Scott Joplin & the Magical “Maple Leaf Rag”

In the final year of the 19th century, a little-known pianist and composer named Scott Joplin and a Missouri music publisher named John Stark sent a small package to the U.S. Copyright Office at the Library.

Tucked inside were two copies of sheet music for a highly syncopated, upbeat piano piece with intense flurries of notes — more than 2,000 in a song that took less than three minutes to perform. It was called “Maple Leaf Rag.”

It blew the doors off everything.

One of the two sheet music copies sent to the Library for copyright registration in 1899. Music Division. Photo: Shawn Miller.

“Maple” sold 75,000 copies of sheet music in six months, went on to sell millions both as sheet music and in dozens of recordings. It changed the lives of both men and of American popular music. It became the signature piece of ragtime, which also itself lent its name to an era of American life and helped set the foundations for jazz.

“It was a wild success story of fairy-tale proportions,” wrote historian Edward A. Berlin in his definitive “King of Ragtime: Scott Joplin and His Era.”

Joplin, who was born 156 years ago this week in northeast Texas (Nov. 24 to be exact), wrote dozens of ragtime pieces, a ballet and two operas and eventually became regarded as one of the nation’s most significant composers and cultural icons.

Decades after his death, he was awarded a Pulitzer Prize for “his contributions to American music” and honored with a U.S. postage stamp. The Library’s National Recording Registry included his work in its inaugural class of 2002 — a group that also included the first recording of George Gershwin’s “Rhapsody in Blue,” Martin Luther King Jr.’s “I Have a Dream” speech and Thomas Edison’s landmark 1888 recordings. A St. Louis rowhouse Joplin rented for a year or two after 1900 (the only residence of his known to still exist) was named a National Historic Landmark and is maintained as a Missouri Historic Site.

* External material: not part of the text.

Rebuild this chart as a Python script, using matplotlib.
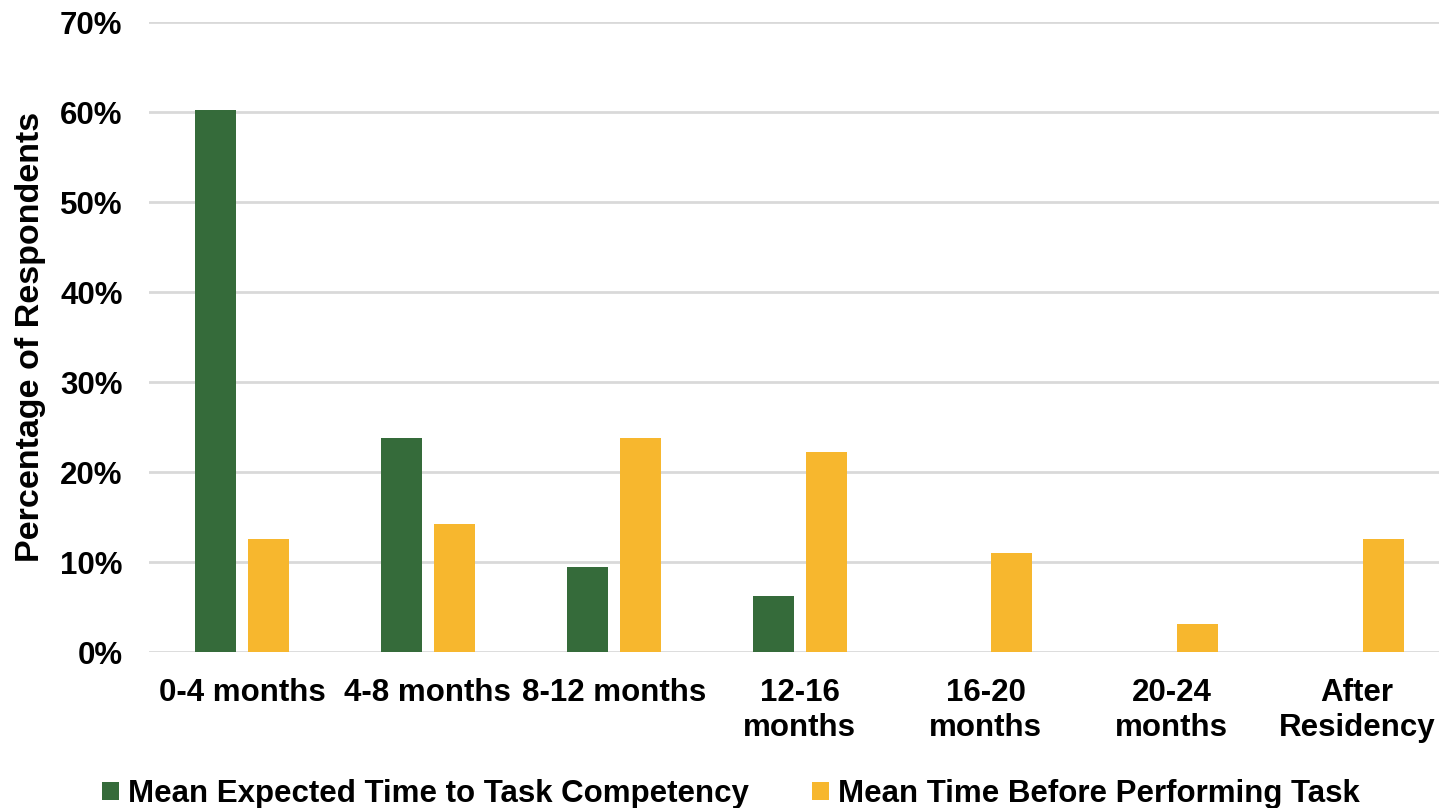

But when Joplin died in 1917 in New York — of syphilis, at 48, after nearly a decade of illness — he was destitute and largely forgotten. There were only a few photographs of him known to survive. There were no recordings of his voice or of him playing the piano. The only echo of him at the keyboard are heavily edited player piano rolls, the ones preserved in the NRR, and even those were made late in life when his skills were vastly diminished.

“We have very few actual documents or artifacts directly associated with Scott Joplin,” wrote Larry Melton, founder of the Scott Joplin International Ragtime Festival in Sedalia, Missouri, in a Library article for Joplin’s induction into the NRR. “Only a few signatures and annotations bear his handwriting.”

Like the legendary New Orleans jazz trumpet player Buddy Bolden, who also died without a recording, Joplin seemed to fall into the long shadows of American history, a figure composed of equal parts man and myth.

So it’s quite the feeling today to walk into the Music Division and see, resting gently on a table, the two copies of “Maple” that Joplin and Stark had printed and mailed to the Library in 1899.

Now 125 years old, they’re a bit faded, sepia-toned and with the edges a little ragged. The cover features crudely drawn images of two well-dressed black couples out for a night on the town — common to the era, but seen as cartoonish and racist today — taken from a tobacco advertisement. Still, it credits Joplin as composer just below the title and blares his name out in bold type. It sold for 50 cents. Joplin got a penny from every sale. It made him moderately well off for several years. It’s possible the tune was named for the Maple Leaf Club in Sedalia, a black dance hall where he frequently played, but no one is certain.

“No original manuscript for the ‘Maple Leaf Rag’ is known to survive,” says Raymond White, a senior music specialist in the Music Division, “so these two 19th-century copyright deposits of this iconic music are about as close as we can get to Joplin himself.”

Two staffs of musical notation, showing many chord changes and fast progressions.A passage from the first edition of “Maple Leaf Rag.” Music Division. Photo: Shawn Miller.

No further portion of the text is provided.